Non mancano nella produzione plastica dell’artista, sculture bidimensionali ridotte a lamine, in cui atavici totem perdono rilevo e spessore, in una materia intaccata da segni scabri e pertugi, in una dicotomia che diviene motivo strutturale.
Giuliana Chiodini interviene drasticamente sulla struttura, servendosi di materiali disparati, mutilando la materia con perforazioni, torturandola con ferite e abrasioni, fenditure slabbrate, ustioni e ossidazioni, che ne compromettono la compagine e la saldezza volumetrica, assestandone la tensione strutturale e indagandone le potenzialità espressive, in una genesi primordiale in mito dell’Eterno Ritorno, individuandone fermenti in sfaccettature di una creatività, come nucleo di energia che si propaghi alla matrice plastica, incisa con acredine, assumendo cadenze ritmiche contratte che valorizzino una struttura espressionista, come in un pattern materico, in cui i motivi a rilievo assumano valore di codice semantico, di notazione, alternati a segni-scavo, assunti a segni del negativo, come nelle scritture cuneiformi dei libri litici e fittili della Biblioteca d’Alessandria, percorsi da pittogrammi plastici.

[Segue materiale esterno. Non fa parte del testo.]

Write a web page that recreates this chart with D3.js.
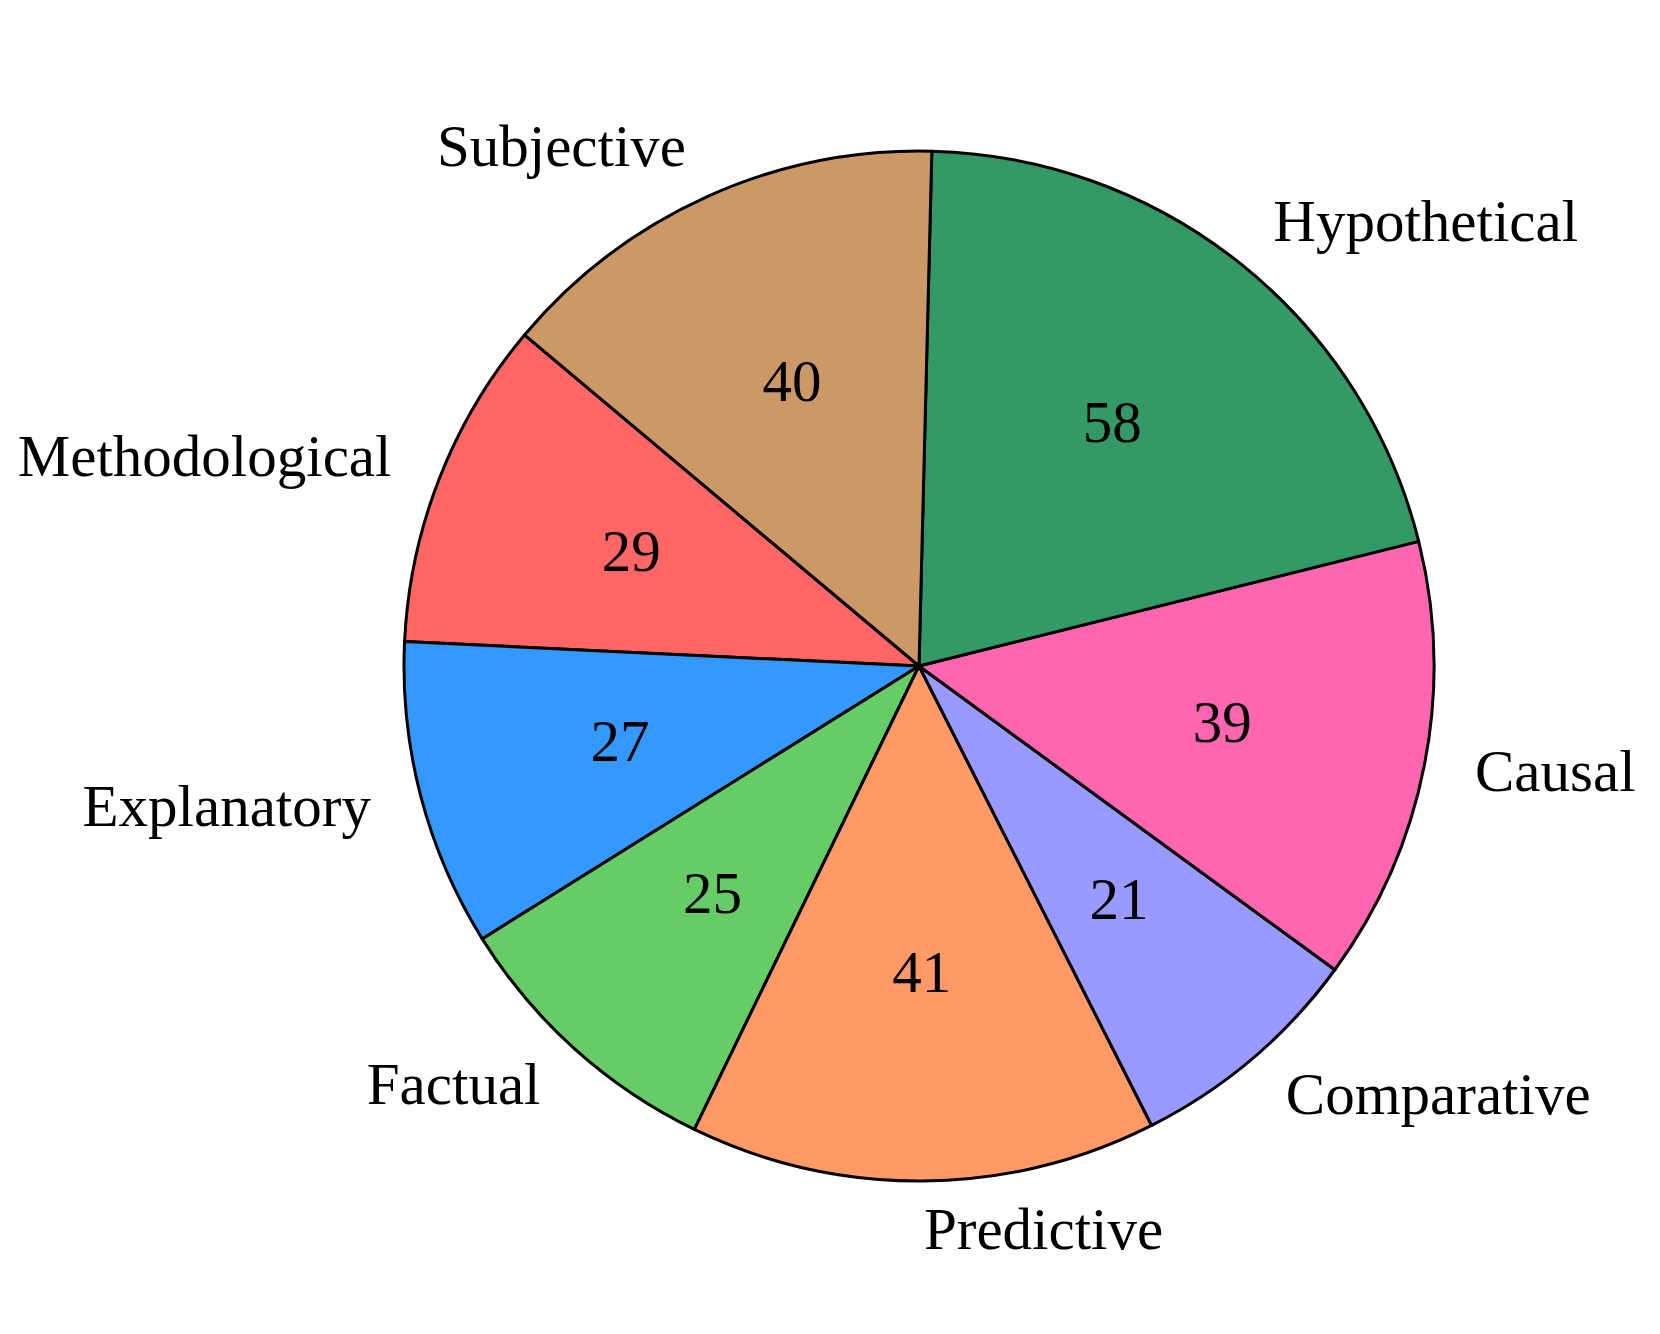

Le angolosità e spigolosità della conformazione plastica si distendono in intimità tenera, in soavi concavità, per poi tornare irte, esprimendo una gamma di gradienti di tattilità, come nei libri illeggibili e tattili di Bruno Munari.
L’artista dovrebbe mettere a punto installazioni e impaginazioni scenografiche in un habitat, in cui ambientare le sue recenti sculture che trovino un coerente apparato plastico.